Lavon Coleman

No. 24
- Position: Running back

Personal information
- Born: December 10, 1994 (age 31) Lompoc, California, U.S.
- Listed height: 5 ft 11 in (1.80 m)
- Listed weight: 216 lb (98 kg)

Career information
- High school: Lompoc
- College: Washington
- NFL draft: 2018: undrafted

Career history
- Houston Texans (2018)*; Seattle Seahawks (2018)*; Green Bay Packers (2018); Seattle Dragons (2020)*; TSL Jousters (2021);
- * Offseason or practice squad member only
- Stats at Pro Football Reference

= Lavon Coleman =

American football player (born 1994)

Lavon Coleman (born December 10, 1994) is an American former professional football player who was a running back in the National Football League (NFL).
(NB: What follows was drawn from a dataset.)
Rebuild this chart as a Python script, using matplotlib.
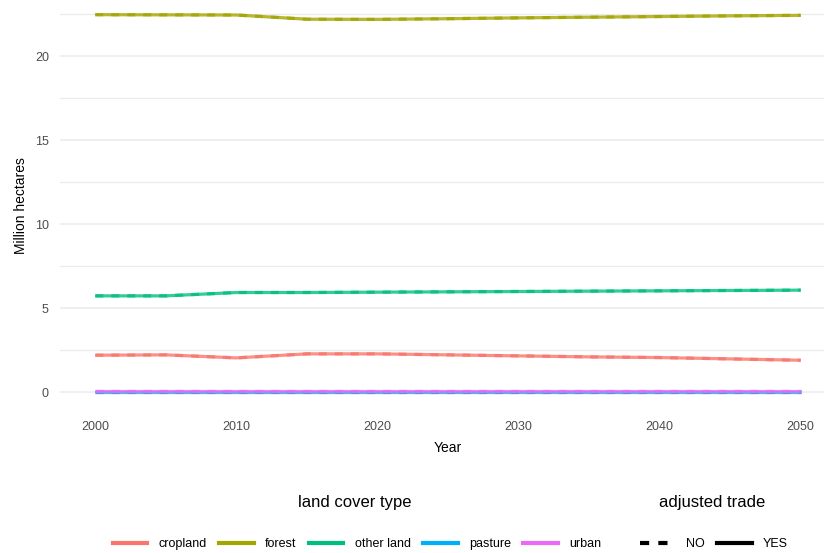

He played college football for the Washington Huskies.

==Professional career==
===Houston Texans===
Coleman was signed by the Houston Texans as an undrafted free agent on May 11, 2018. He was waived on September 1, 2018.

===Seattle Seahawks===
On September 3, 2018, Coleman was signed to the Seattle Seahawks practice squad. He was released on October 23, 2018.

===Green Bay Packers===
On October 31, 2018, Coleman was signed to the Green Bay Packers practice squad. He was promoted to the active roster on December 22, 2018. He was waived on May 6, 2019.

===Seattle Dragons===
In October 2019, Coleman was selected by the Seattle Dragons during the open phase of the 2020 XFL draft. He was waived during final roster cuts on January 22, 2020.